Name witheld by request

Presented by: 

The National Mullien Growers Association


Sept. 1, 2023

For:  Mullien from a Rock

Orville Reddendichly, Chairman

____________________________________


A Porch Pirate

A story out of Georgia has shed a light on a local as well as a regional problem.

That of porch piracy.  But this guy stole a porch (channel 5 story).

While that is unique it does reveal the regional barter system. 

One porch will get you 4 hubcaps, or a case of beer, or shotgun shells, a quarter of a hog.  The list is long

And when you barter no taxes are collected. That is the real problem here.  According to local tax collector Herman Hermosa, "My estimations are we miss out on about 40% of the revenue."

That would smooth a lot of gravel roads.

Half-time Hit !

The half-time show during the recent Lou Groza League season opener was a huge hit.

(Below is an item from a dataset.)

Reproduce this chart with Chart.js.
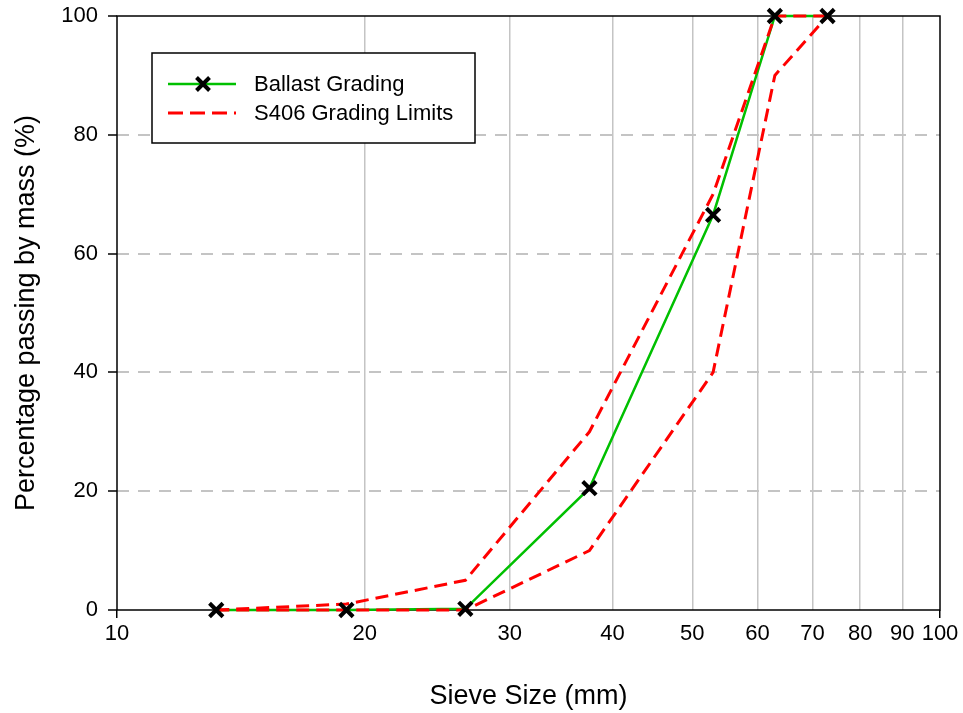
<!DOCTYPE html>
<html>
<head>
<meta charset="utf-8">
<script src="https://cdn.jsdelivr.net/npm/chart.js@4.4.1/dist/chart.umd.min.js"></script>
<style>
  html, body { margin: 0; padding: 0; background: #fff; }
  #wrap { width: 963px; height: 713px; position: relative; }
</style>
</head>
<body>
<div id="wrap"><canvas id="chart"></canvas></div>
<script>
// sieve sizes (mm) and percentage passing
const sieveSizes = [13.2, 19, 26.5, 37.5, 53, 63, 73];
const ballastGrading = [0, 0, 0.2, 20.5, 66.5, 100, 100];
const upperLimit = [0, 1, 5, 30, 70, 100, 100];
const lowerLimit = [0, 0, 0, 10, 40, 90, 100];
const xTicks = [10, 20, 30, 40, 50, 60, 70, 80, 90, 100];
const yTicks = [0, 20, 40, 60, 80, 100];

const FONT = 'Liberation Sans, Arial, sans-serif';
const GREEN = '#00c000';
const RED = '#ff0000';

function pts(ys) {
  return sieveSizes.map((x, i) => ({ x: x, y: ys[i] }));
}

// black frame round the plot area, under the data
const framePlugin = {
  id: 'frame',
  beforeDatasetsDraw(chart) {
    const { ctx, chartArea: a } = chart;
    ctx.save();
    ctx.strokeStyle = '#000';
    ctx.lineWidth = 1.5;
    ctx.strokeRect(a.left, a.top, a.right - a.left, a.bottom - a.top);
    ctx.restore();
  }
};

// legend box inside the plot
const legendPlugin = {
  id: 'boxLegend',
  afterDraw(chart) {
    const ctx = chart.ctx;
    const bx = 152, by = 53, bw = 323, bh = 90;
    ctx.save();
    ctx.fillStyle = '#fff';
    ctx.fillRect(bx, by, bw, bh);
    ctx.strokeStyle = '#000';
    ctx.lineWidth = 1.5;
    ctx.strokeRect(bx, by, bw, bh);

    // green line with cross
    ctx.strokeStyle = GREEN;
    ctx.lineWidth = 2.5;
    ctx.beginPath();
    ctx.moveTo(168, 84);
    ctx.lineTo(236, 84);
    ctx.stroke();
    ctx.strokeStyle = '#000';
    ctx.lineWidth = 4;
    const r = 6.5;
    ctx.beginPath();
    ctx.moveTo(203 - r, 84 - r); ctx.lineTo(203 + r, 84 + r);
    ctx.moveTo(203 - r, 84 + r); ctx.lineTo(203 + r, 84 - r);
    ctx.stroke();

    // red dashed
    ctx.strokeStyle = RED;
    ctx.lineWidth = 3;
    ctx.setLineDash([15, 7]);
    ctx.beginPath();
    ctx.moveTo(168, 113);
    ctx.lineTo(236, 113);
    ctx.stroke();
    ctx.setLineDash([]);

    ctx.fillStyle = '#000';
    ctx.font = '22px ' + FONT;
    ctx.textBaseline = 'middle';
    ctx.textAlign = 'left';
    ctx.fillText(chart.data.datasets[3].label, 254, 85);
    ctx.fillText(chart.data.datasets[1].label, 254, 114);
    ctx.restore();
  }
};

new Chart(document.getElementById('chart'), {
  type: 'line',
  data: {
    datasets: [
      {
        label: 'Ballast Grading markers',
        data: pts(ballastGrading),
        showLine: false,
        clip: false,
        pointStyle: 'crossRot',
        pointRadius: 9.5,
        pointBorderWidth: 4,
        pointBorderColor: '#000',
        pointBackgroundColor: '#000'
      },
      {
        label: 'S406 Grading Limits',
        data: pts(upperLimit),
        clip: false,
        borderColor: RED,
        borderWidth: 3,
        borderDash: [13, 7],
        pointRadius: 0,
        tension: 0
      },
      {
        label: 'S406 lower',
        data: pts(lowerLimit),
        clip: false,
        borderColor: RED,
        borderWidth: 3,
        borderDash: [13, 7],
        pointRadius: 0,
        tension: 0
      },
      {
        label: 'Ballast Grading',
        data: pts(ballastGrading),
        clip: false,
        borderColor: GREEN,
        borderWidth: 2.5,
        pointRadius: 0,
        tension: 0
      }
    ]
  },
  options: {
    responsive: true,
    maintainAspectRatio: false,
    animation: false,
    layout: { padding: { top: 16, right: 23, left: 0, bottom: 0 } },
    plugins: {
      legend: { display: false },
      tooltip: { enabled: false }
    },
    scales: {
      x: {
        type: 'logarithmic',
        min: 10,
        max: 100,
        afterBuildTicks(scale) {
          scale.ticks = xTicks.map(v => ({ value: v, major: v === 10 || v === 100 }));
        },
        afterFit(scale) {
          scale.height = 103;
          scale.paddingLeft = 0;
          scale.paddingRight = 0;
        },
        grid: {
          color: ctx => (ctx.tick && (ctx.tick.value === 10 || ctx.tick.value === 100)) ? 'rgba(0,0,0,0)' : '#c4c4c4',
          lineWidth: 1.5,
          drawTicks: true,
          tickLength: 8,
          tickWidth: 1.5,
          tickColor: ctx => (ctx.tick && (ctx.tick.value === 10 || ctx.tick.value === 100)) ? '#000' : 'rgba(0,0,0,0)'
        },
        border: { display: false },
        ticks: {
          autoSkip: false,
          maxRotation: 0,
          padding: 3,
          color: '#000',
          font: { family: FONT, size: 22 },
          callback: v => String(v)
        },
        title: {
          display: true,
          text: 'Sieve Size (mm)',
          color: '#000',
          font: { family: FONT, size: 27 },
          padding: { top: 0, bottom: 0 }
        }
      },
      y: {
        min: 0,
        max: 100,
        afterBuildTicks(scale) {
          scale.ticks = yTicks.map(v => ({ value: v }));
        },
        afterFit(scale) {
          scale.width = 117;
          scale.paddingTop = 0;
          scale.paddingBottom = 0;
        },
        grid: {
          color: ctx => (ctx.tick && (ctx.tick.value === 0 || ctx.tick.value === 100)) ? 'rgba(0,0,0,0)' : '#c4c4c4',
          lineWidth: 2,
          drawTicks: true,
          tickLength: 9,
          tickWidth: 1.5,
          tickColor: '#000',
          tickBorderDash: []
        },
        border: { display: false, dash: [12, 9] },
        ticks: {
          padding: 10,
          color: '#000',
          font: { family: FONT, size: 22 }
        },
        title: {
          display: true,
          text: 'Percentage passing by mass (%)',
          color: '#000',
          font: { family: FONT, size: 27 },
          padding: { top: 10, bottom: 0 }
        }
      }
    }
  },
  plugins: [framePlugin, legendPlugin]
});
</script>
</body>
</html>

While the Marne vs. Plainfield teams were in the locker rooms, The Marching Contrabass Clarinet Ensemble from neighboring Peoli H.S. wowed the fans.

"That might be as good as TBDBITL!" exclaimed Georgia Thorogood. "The script Peoli was special, and having Clete Sweeney (who's put on weight) dot the i was over the top," she added after sipping from her flask.

The MCC Ensemble has 245 students from the region that practice all summer and travel during the fall and winter to various events.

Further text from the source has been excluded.